Written task: Emit the data below verbatim, stripping out any pictures.

Supplied data:
########

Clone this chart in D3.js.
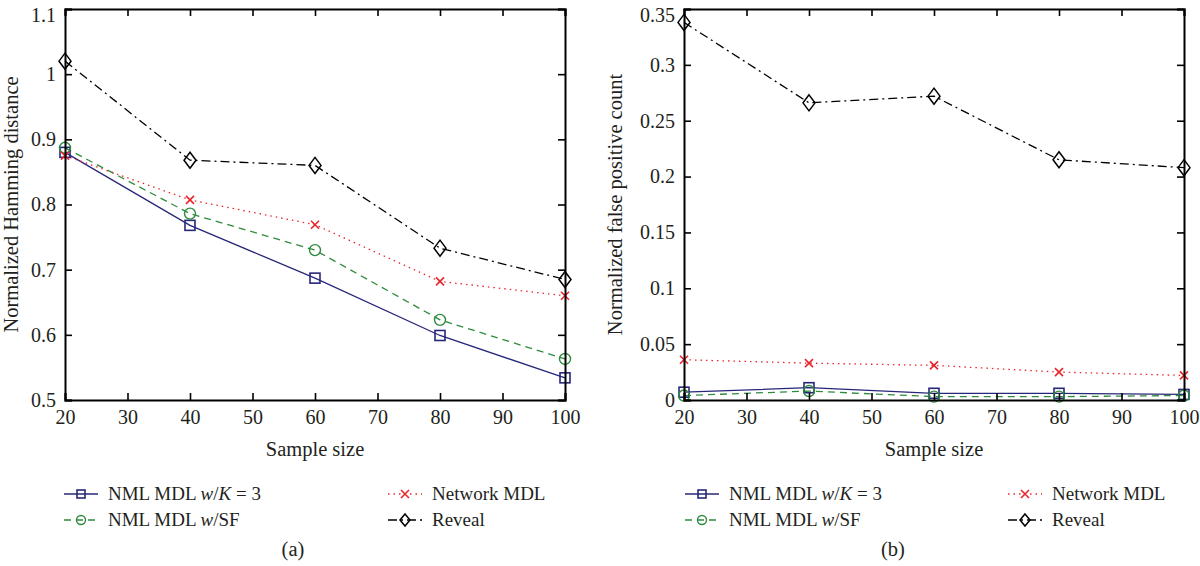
<!DOCTYPE html>
<html><head><meta charset="utf-8">
<script src="https://cdn.jsdelivr.net/npm/d3@7"></script>
<style>
body{margin:0;background:#fff;}
svg text{font-family:"Liberation Serif","DejaVu Serif",serif;fill:#231f20;}
</style></head>
<body><svg id="c" width="1200" height="566"></svg>
<script>
const sampleSizes = [20, 40, 60, 80, 100];
const xTicks = [20, 30, 40, 50, 60, 70, 80, 90, 100];

// Panel (a): Normalized Hamming distance
const hamK3      = [0.880, 0.768, 0.687, 0.599, 0.534];
const hamSF      = [0.887, 0.786, 0.730, 0.623, 0.563];
const hamNetwork = [0.875, 0.807, 0.769, 0.682, 0.660];
const hamReveal  = [1.020, 0.868, 0.860, 0.733, 0.685];
const hamTicks   = [0.5, 0.6, 0.7, 0.8, 0.9, 1.0, 1.1];

// Panel (b): Normalized false positive count
const fpK3      = [0.007, 0.011, 0.006, 0.006, 0.005];
const fpSF      = [0.004, 0.008, 0.003, 0.003, 0.004];
const fpNetwork = [0.036, 0.033, 0.031, 0.025, 0.022];
const fpReveal  = [0.338, 0.266, 0.272, 0.215, 0.208];
const fpTicks   = [0, 0.05, 0.1, 0.15, 0.2, 0.25, 0.3, 0.35];

const seriesNames = ["NML MDL w/K = 3", "NML MDL w/SF", "Network MDL", "Reveal"];

const styles = [
  {color:"#27277a", dash:null, marker:"square"},
  {color:"#2e8b3c", dash:"7,5", marker:"circle"},
  {color:"#e8262b", dash:"1.5,4", marker:"x"},
  {color:"#000000", dash:"9,4,2,4", marker:"diamond"}
];

const FS_TICK = 20, FS_LAB = 20.5, FS_LEG = 19;

const svg = d3.select("#c");

function drawMarker(g, type, x, y, color){
  if(type==="square"){
    g.append("rect").attr("x",x-5).attr("y",y-5).attr("width",10).attr("height",10)
      .attr("fill","none").attr("stroke",color).attr("stroke-width",1.6);
  } else if(type==="circle"){
    g.append("circle").attr("cx",x).attr("cy",y).attr("r",5.5)
      .attr("fill","none").attr("stroke",color).attr("stroke-width",1.4);
  } else if(type==="x"){
    g.append("path").attr("d",`M${x-4},${y-4}L${x+4},${y+4}M${x-4},${y+4}L${x+4},${y-4}`)
      .attr("stroke",color).attr("stroke-width",1.6).attr("fill","none");
  } else if(type==="diamond"){
    g.append("path").attr("d",`M${x},${y-8}L${x+6},${y}L${x},${y+8}L${x-6},${y}Z`)
      .attr("fill","none").attr("stroke",color).attr("stroke-width",1.5);
  }
}

function panel(cfg){
  const {left,right,top,bottom,yDomain,yTicks,yFmt,seriesData,yLabel,yLabelX,caption,legend} = cfg;
  const x = d3.scaleLinear().domain([20,100]).range([left,right]);
  const y = d3.scaleLinear().domain(yDomain).range([bottom,top]);
  const g = svg.append("g");

  seriesData.forEach((vals,i)=>{
    const st = styles[i];
    const line = d3.line().x((d,j)=>x(sampleSizes[j])).y(d=>y(d));
    g.append("path").datum(vals).attr("d",line).attr("fill","none")
      .attr("stroke",st.color).attr("stroke-width",1.3)
      .attr("stroke-dasharray",st.dash);
  });
  seriesData.forEach((vals,i)=>{
    vals.forEach((v,j)=>drawMarker(g, styles[i].marker, x(sampleSizes[j]), y(v), styles[i].color));
  });

  const ax = g.append("g").attr("transform",`translate(0,${bottom})`)
    .call(d3.axisBottom(x).tickValues(xTicks).tickSize(-7).tickPadding(10).tickFormat(d3.format("d")));
  const axTop = g.append("g").attr("transform",`translate(0,${top})`)
    .call(d3.axisTop(x).tickValues(xTicks).tickSize(-7).tickFormat(""));
  const ay = g.append("g").attr("transform",`translate(${left},0)`)
    .call(d3.axisLeft(y).tickValues(yTicks).tickSize(-7).tickPadding(9).tickFormat(yFmt));
  const ayR = g.append("g").attr("transform",`translate(${right},0)`)
    .call(d3.axisRight(y).tickValues(yTicks).tickSize(-7).tickFormat(""));
  [ax,axTop,ay,ayR].forEach(a=>{
    a.selectAll(".domain").attr("stroke","#000").attr("stroke-width",2);
    a.selectAll(".tick line").attr("stroke","#000").attr("stroke-width",1.6);
    a.selectAll("text").attr("font-size",FS_TICK).attr("fill","#231f20")
      .attr("font-family","'Liberation Serif','DejaVu Serif',serif");
  });
  // keep the top-most y tick label inside the picture
  const maxTick = yTicks[yTicks.length-1];
  ay.selectAll(".tick").filter(d=>d===maxTick).select("text").attr("dy","0.62em");

  svg.append("text").attr("x",(left+right)/2).attr("y",bottom+56).attr("text-anchor","middle")
    .attr("font-size",FS_LAB).text("Sample size");
  svg.append("text").attr("transform",`translate(${yLabelX},${(top+bottom)/2}) rotate(-90)`)
    .attr("text-anchor","middle").attr("font-size",FS_LAB).text(yLabel);

  const rows = [[0,legend.c1,legend.r1],[1,legend.c1,legend.r2],[2,legend.c2,legend.r1],[3,legend.c2,legend.r2]];
  rows.forEach(([i,cx,ry])=>{
    const st = styles[i];
    const lg = svg.append("g");
    lg.append("line").attr("x1",cx).attr("x2",cx+34).attr("y1",ry).attr("y2",ry)
      .attr("stroke",st.color).attr("stroke-width",1.6).attr("stroke-dasharray",st.dash);
    const m = lg.append("g");
    drawMarker(m, st.marker, cx+17, ry, st.color);
    m.selectAll("rect").attr("x",cx+17-4).attr("y",ry-4).attr("width",8).attr("height",8);
    m.selectAll("circle").attr("r",4.5);
    m.selectAll("path").filter(()=>st.marker==="diamond").attr("d",`M${cx+17},${ry-6}L${cx+22},${ry}L${cx+17},${ry+6}L${cx+12},${ry}Z`);
    const t = lg.append("text").attr("x",cx+44).attr("y",ry+6).attr("font-size",FS_LEG);
    const name = seriesNames[i];
    if(i===0){
      t.append("tspan").text("NML MDL ");
      t.append("tspan").attr("font-style","italic").text("w");
      t.append("tspan").text("/");
      t.append("tspan").attr("font-style","italic").text("K");
      t.append("tspan").text(" = 3");
    } else if(i===1){
      t.append("tspan").text("NML MDL ");
      t.append("tspan").attr("font-style","italic").text("w");
      t.append("tspan").text("/SF");
    } else {
      t.text(name);
    }
  });

  svg.append("text").attr("x",caption.x).attr("y",caption.y).attr("text-anchor","middle")
    .attr("font-size",FS_LAB).text(caption.t);
}

panel({left:65,right:565,top:9,bottom:400,yDomain:[0.5,1.1],yTicks:hamTicks,
  yFmt:d=>d===1?"1":d3.format(".1f")(d),
  seriesData:[hamK3,hamSF,hamNetwork,hamReveal],
  yLabel:"Normalized Hamming distance",yLabelX:18,
  caption:{x:293,y:556,t:"(a)"},
  legend:{c1:64,c2:388,r1:494,r2:520}});

panel({left:684,right:1184,top:9,bottom:400,yDomain:[0,0.35],yTicks:fpTicks,
  yFmt:d=>d===0?"0":String(+d.toFixed(2)),
  seriesData:[fpK3,fpSF,fpNetwork,fpReveal],
  yLabel:"Normalized false positive count",yLabelX:622,
  caption:{x:893,y:556,t:"(b)"},
  legend:{c1:685,c2:1008,r1:494,r2:520}});
</script></body></html>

########

Full response:
Clone this chart in D3.js.
<!DOCTYPE html>
<html><head><meta charset="utf-8">
<script src="https://cdn.jsdelivr.net/npm/d3@7"></script>
<style>
body{margin:0;background:#fff;}
svg text{font-family:"Liberation Serif","DejaVu Serif",serif;fill:#231f20;}
</style></head>
<body><svg id="c" width="1200" height="566"></svg>
<script>
const sampleSizes = [20, 40, 60, 80, 100];
const xTicks = [20, 30, 40, 50, 60, 70, 80, 90, 100];

// Panel (a): Normalized Hamming distance
const hamK3      = [0.880, 0.768, 0.687, 0.599, 0.534];
const hamSF      = [0.887, 0.786, 0.730, 0.623, 0.563];
const hamNetwork = [0.875, 0.807, 0.769, 0.682, 0.660];
const hamReveal  = [1.020, 0.868, 0.860, 0.733, 0.685];
const hamTicks   = [0.5, 0.6, 0.7, 0.8, 0.9, 1.0, 1.1];

// Panel (b): Normalized false positive count
const fpK3      = [0.007, 0.011, 0.006, 0.006, 0.005];
const fpSF      = [0.004, 0.008, 0.003, 0.003, 0.004];
const fpNetwork = [0.036, 0.033, 0.031, 0.025, 0.022];
const fpReveal  = [0.338, 0.266, 0.272, 0.215, 0.208];
const fpTicks   = [0, 0.05, 0.1, 0.15, 0.2, 0.25, 0.3, 0.35];

const seriesNames = ["NML MDL w/K = 3", "NML MDL w/SF", "Network MDL", "Reveal"];

const styles = [
  {color:"#27277a", dash:null, marker:"square"},
  {color:"#2e8b3c", dash:"7,5", marker:"circle"},
  {color:"#e8262b", dash:"1.5,4", marker:"x"},
  {color:"#000000", dash:"9,4,2,4", marker:"diamond"}
];

const FS_TICK = 20, FS_LAB = 20.5, FS_LEG = 19;

const svg = d3.select("#c");

function drawMarker(g, type, x, y, color){
  if(type==="square"){
    g.append("rect").attr("x",x-5).attr("y",y-5).attr("width",10).attr("height",10)
      .attr("fill","none").attr("stroke",color).attr("stroke-width",1.6);
  } else if(type==="circle"){
    g.append("circle").attr("cx",x).attr("cy",y).attr("r",5.5)
      .attr("fill","none").attr("stroke",color).attr("stroke-width",1.4);
  } else if(type==="x"){
    g.append("path").attr("d",`M${x-4},${y-4}L${x+4},${y+4}M${x-4},${y+4}L${x+4},${y-4}`)
      .attr("stroke",color).attr("stroke-width",1.6).attr("fill","none");
  } else if(type==="diamond"){
    g.append("path").attr("d",`M${x},${y-8}L${x+6},${y}L${x},${y+8}L${x-6},${y}Z`)
      .attr("fill","none").attr("stroke",color).attr("stroke-width",1.5);
  }
}

function panel(cfg){
  const {left,right,top,bottom,yDomain,yTicks,yFmt,seriesData,yLabel,yLabelX,caption,legend} = cfg;
  const x = d3.scaleLinear().domain([20,100]).range([left,right]);
  const y = d3.scaleLinear().domain(yDomain).range([bottom,top]);
  const g = svg.append("g");

  seriesData.forEach((vals,i)=>{
    const st = styles[i];
    const line = d3.line().x((d,j)=>x(sampleSizes[j])).y(d=>y(d));
    g.append("path").datum(vals).attr("d",line).attr("fill","none")
      .attr("stroke",st.color).attr("stroke-width",1.3)
      .attr("stroke-dasharray",st.dash);
  });
  seriesData.forEach((vals,i)=>{
    vals.forEach((v,j)=>drawMarker(g, styles[i].marker, x(sampleSizes[j]), y(v), styles[i].color));
  });

  const ax = g.append("g").attr("transform",`translate(0,${bottom})`)
    .call(d3.axisBottom(x).tickValues(xTicks).tickSize(-7).tickPadding(10).tickFormat(d3.format("d")));
  const axTop = g.append("g").attr("transform",`translate(0,${top})`)
    .call(d3.axisTop(x).tickValues(xTicks).tickSize(-7).tickFormat(""));
  const ay = g.append("g").attr("transform",`translate(${left},0)`)
    .call(d3.axisLeft(y).tickValues(yTicks).tickSize(-7).tickPadding(9).tickFormat(yFmt));
  const ayR = g.append("g").attr("transform",`translate(${right},0)`)
    .call(d3.axisRight(y).tickValues(yTicks).tickSize(-7).tickFormat(""));
  [ax,axTop,ay,ayR].forEach(a=>{
    a.selectAll(".domain").attr("stroke","#000").attr("stroke-width",2);
    a.selectAll(".tick line").attr("stroke","#000").attr("stroke-width",1.6);
    a.selectAll("text").attr("font-size",FS_TICK).attr("fill","#231f20")
      .attr("font-family","'Liberation Serif','DejaVu Serif',serif");
  });
  // keep the top-most y tick label inside the picture
  const maxTick = yTicks[yTicks.length-1];
  ay.selectAll(".tick").filter(d=>d===maxTick).select("text").attr("dy","0.62em");

  svg.append("text").attr("x",(left+right)/2).attr("y",bottom+56).attr("text-anchor","middle")
    .attr("font-size",FS_LAB).text("Sample size");
  svg.append("text").attr("transform",`translate(${yLabelX},${(top+bottom)/2}) rotate(-90)`)
    .attr("text-anchor","middle").attr("font-size",FS_LAB).text(yLabel);

  const rows = [[0,legend.c1,legend.r1],[1,legend.c1,legend.r2],[2,legend.c2,legend.r1],[3,legend.c2,legend.r2]];
  rows.forEach(([i,cx,ry])=>{
    const st = styles[i];
    const lg = svg.append("g");
    lg.append("line").attr("x1",cx).attr("x2",cx+34).attr("y1",ry).attr("y2",ry)
      .attr("stroke",st.color).attr("stroke-width",1.6).attr("stroke-dasharray",st.dash);
    const m = lg.append("g");
    drawMarker(m, st.marker, cx+17, ry, st.color);
    m.selectAll("rect").attr("x",cx+17-4).attr("y",ry-4).attr("width",8).attr("height",8);
    m.selectAll("circle").attr("r",4.5);
    m.selectAll("path").filter(()=>st.marker==="diamond").attr("d",`M${cx+17},${ry-6}L${cx+22},${ry}L${cx+17},${ry+6}L${cx+12},${ry}Z`);
    const t = lg.append("text").attr("x",cx+44).attr("y",ry+6).attr("font-size",FS_LEG);
    const name = seriesNames[i];
    if(i===0){
      t.append("tspan").text("NML MDL ");
      t.append("tspan").attr("font-style","italic").text("w");
      t.append("tspan").text("/");
      t.append("tspan").attr("font-style","italic").text("K");
      t.append("tspan").text(" = 3");
    } else if(i===1){
      t.append("tspan").text("NML MDL ");
      t.append("tspan").attr("font-style","italic").text("w");
      t.append("tspan").text("/SF");
    } else {
      t.text(name);
    }
  });

  svg.append("text").attr("x",caption.x).attr("y",caption.y).attr("text-anchor","middle")
    .attr("font-size",FS_LAB).text(caption.t);
}

panel({left:65,right:565,top:9,bottom:400,yDomain:[0.5,1.1],yTicks:hamTicks,
  yFmt:d=>d===1?"1":d3.format(".1f")(d),
  seriesData:[hamK3,hamSF,hamNetwork,hamReveal],
  yLabel:"Normalized Hamming distance",yLabelX:18,
  caption:{x:293,y:556,t:"(a)"},
  legend:{c1:64,c2:388,r1:494,r2:520}});

panel({left:684,right:1184,top:9,bottom:400,yDomain:[0,0.35],yTicks:fpTicks,
  yFmt:d=>d===0?"0":String(+d.toFixed(2)),
  seriesData:[fpK3,fpSF,fpNetwork,fpReveal],
  yLabel:"Normalized false positive count",yLabelX:622,
  caption:{x:893,y:556,t:"(b)"},
  legend:{c1:685,c2:1008,r1:494,r2:520}});
</script></body></html>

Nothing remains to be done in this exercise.